PROBLEM REQUIREMENTS ->
Line by line, repeat the data below exactly, beginning at the first line and ending at the line with "plt.rcParams['font.family'] = ['Liberation". Omit pictures.

---*---

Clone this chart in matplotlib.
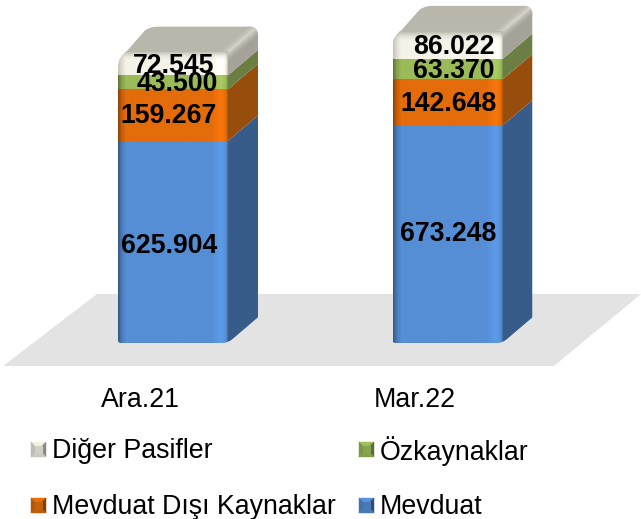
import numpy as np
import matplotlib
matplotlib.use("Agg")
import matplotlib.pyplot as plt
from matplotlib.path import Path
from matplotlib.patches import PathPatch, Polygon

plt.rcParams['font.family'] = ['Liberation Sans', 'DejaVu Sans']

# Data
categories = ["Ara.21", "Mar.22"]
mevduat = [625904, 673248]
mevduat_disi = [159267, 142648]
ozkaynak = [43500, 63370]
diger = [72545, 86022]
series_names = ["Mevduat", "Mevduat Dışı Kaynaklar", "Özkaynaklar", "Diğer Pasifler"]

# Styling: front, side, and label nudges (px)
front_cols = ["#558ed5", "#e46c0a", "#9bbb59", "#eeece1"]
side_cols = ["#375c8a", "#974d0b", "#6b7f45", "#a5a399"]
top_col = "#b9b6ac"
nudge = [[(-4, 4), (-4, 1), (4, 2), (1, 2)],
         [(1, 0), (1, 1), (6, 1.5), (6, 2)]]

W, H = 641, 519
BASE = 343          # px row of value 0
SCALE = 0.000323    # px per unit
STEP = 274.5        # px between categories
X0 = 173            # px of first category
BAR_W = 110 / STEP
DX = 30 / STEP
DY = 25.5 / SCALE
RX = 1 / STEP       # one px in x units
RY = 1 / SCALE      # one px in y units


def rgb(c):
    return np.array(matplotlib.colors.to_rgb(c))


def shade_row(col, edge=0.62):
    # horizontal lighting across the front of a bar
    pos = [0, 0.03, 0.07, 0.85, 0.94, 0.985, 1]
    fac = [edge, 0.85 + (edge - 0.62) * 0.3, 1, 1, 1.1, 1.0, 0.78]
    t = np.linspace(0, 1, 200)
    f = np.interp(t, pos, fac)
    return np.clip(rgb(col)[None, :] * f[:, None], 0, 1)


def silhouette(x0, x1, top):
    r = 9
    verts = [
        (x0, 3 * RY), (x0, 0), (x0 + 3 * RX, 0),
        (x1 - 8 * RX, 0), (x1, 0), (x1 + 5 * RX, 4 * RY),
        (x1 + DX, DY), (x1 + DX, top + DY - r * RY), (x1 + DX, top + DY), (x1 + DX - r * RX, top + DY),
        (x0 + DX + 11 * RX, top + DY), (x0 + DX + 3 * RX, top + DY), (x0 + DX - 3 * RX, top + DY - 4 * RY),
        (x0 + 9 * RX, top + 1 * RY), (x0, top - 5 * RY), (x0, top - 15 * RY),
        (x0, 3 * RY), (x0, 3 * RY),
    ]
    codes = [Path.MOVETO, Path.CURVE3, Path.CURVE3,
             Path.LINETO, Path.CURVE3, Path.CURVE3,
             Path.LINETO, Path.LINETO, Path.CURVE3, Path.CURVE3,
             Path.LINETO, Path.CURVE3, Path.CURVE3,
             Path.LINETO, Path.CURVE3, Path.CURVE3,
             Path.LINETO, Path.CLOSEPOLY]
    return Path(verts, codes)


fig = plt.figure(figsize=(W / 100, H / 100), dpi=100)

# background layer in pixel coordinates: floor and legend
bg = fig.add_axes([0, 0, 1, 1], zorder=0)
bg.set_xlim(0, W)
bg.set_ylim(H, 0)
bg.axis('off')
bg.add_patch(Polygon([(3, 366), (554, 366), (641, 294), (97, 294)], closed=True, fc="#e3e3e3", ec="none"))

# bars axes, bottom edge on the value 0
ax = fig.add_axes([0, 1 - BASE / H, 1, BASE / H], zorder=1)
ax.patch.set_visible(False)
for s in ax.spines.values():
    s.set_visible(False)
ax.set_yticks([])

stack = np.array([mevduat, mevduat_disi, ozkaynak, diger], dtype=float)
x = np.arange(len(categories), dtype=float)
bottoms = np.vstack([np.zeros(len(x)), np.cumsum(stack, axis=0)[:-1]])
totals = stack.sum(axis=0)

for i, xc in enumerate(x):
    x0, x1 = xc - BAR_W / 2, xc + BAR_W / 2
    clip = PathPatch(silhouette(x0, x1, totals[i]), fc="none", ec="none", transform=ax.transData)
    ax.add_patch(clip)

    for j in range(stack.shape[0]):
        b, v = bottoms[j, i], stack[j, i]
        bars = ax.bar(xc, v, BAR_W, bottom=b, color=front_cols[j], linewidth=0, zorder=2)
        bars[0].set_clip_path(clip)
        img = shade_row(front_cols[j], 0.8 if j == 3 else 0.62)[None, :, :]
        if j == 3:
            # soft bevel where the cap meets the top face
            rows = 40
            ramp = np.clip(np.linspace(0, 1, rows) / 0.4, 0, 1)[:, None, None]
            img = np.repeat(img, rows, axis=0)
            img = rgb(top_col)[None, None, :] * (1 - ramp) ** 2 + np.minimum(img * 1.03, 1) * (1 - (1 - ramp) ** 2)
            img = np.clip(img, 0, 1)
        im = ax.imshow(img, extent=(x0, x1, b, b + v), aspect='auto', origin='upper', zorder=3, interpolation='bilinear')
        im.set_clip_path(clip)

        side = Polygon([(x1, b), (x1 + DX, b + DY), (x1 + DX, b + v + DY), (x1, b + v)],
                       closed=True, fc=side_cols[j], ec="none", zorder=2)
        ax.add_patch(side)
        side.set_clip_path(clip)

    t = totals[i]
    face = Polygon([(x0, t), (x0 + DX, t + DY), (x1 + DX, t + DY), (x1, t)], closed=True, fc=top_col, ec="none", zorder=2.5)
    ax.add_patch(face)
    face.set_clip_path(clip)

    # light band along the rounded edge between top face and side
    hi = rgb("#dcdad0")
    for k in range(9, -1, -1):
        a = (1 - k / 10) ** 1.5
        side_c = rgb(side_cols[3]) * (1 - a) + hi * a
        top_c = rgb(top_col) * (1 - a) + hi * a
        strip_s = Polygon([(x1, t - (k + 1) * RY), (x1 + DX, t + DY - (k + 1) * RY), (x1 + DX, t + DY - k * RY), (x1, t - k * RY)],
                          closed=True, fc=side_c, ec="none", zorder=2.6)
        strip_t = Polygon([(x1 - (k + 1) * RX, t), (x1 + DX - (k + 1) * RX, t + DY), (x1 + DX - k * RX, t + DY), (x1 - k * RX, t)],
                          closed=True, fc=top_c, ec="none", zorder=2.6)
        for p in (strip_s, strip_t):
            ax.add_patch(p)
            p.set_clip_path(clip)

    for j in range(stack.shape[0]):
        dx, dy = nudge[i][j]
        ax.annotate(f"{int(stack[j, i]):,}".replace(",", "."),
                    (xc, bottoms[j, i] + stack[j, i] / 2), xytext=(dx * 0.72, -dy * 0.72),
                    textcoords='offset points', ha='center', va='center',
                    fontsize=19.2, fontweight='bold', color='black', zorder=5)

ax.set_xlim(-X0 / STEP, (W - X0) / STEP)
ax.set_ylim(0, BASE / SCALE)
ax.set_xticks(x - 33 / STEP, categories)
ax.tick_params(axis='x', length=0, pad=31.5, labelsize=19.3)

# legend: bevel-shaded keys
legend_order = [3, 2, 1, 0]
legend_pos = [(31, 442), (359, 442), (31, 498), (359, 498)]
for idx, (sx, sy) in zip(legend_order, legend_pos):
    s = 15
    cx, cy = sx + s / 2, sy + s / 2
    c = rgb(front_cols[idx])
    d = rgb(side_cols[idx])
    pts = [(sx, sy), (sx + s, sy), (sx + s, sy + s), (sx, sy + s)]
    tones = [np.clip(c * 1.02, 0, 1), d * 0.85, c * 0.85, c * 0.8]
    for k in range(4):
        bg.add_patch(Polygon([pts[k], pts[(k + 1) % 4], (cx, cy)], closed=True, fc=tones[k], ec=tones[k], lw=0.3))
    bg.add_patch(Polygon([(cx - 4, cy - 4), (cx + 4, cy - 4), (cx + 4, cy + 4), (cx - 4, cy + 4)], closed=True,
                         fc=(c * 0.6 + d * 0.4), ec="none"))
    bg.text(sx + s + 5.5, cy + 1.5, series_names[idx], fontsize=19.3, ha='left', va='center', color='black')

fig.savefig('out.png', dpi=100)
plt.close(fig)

---*---

CORRECT ANSWER ->
Clone this chart in matplotlib.
import numpy as np
import matplotlib
matplotlib.use("Agg")
import matplotlib.pyplot as plt
from matplotlib.path import Path
from matplotlib.patches import PathPatch, Polygon

plt.rcParams['font.family'] = ['Liberation Sans', 'DejaVu Sans']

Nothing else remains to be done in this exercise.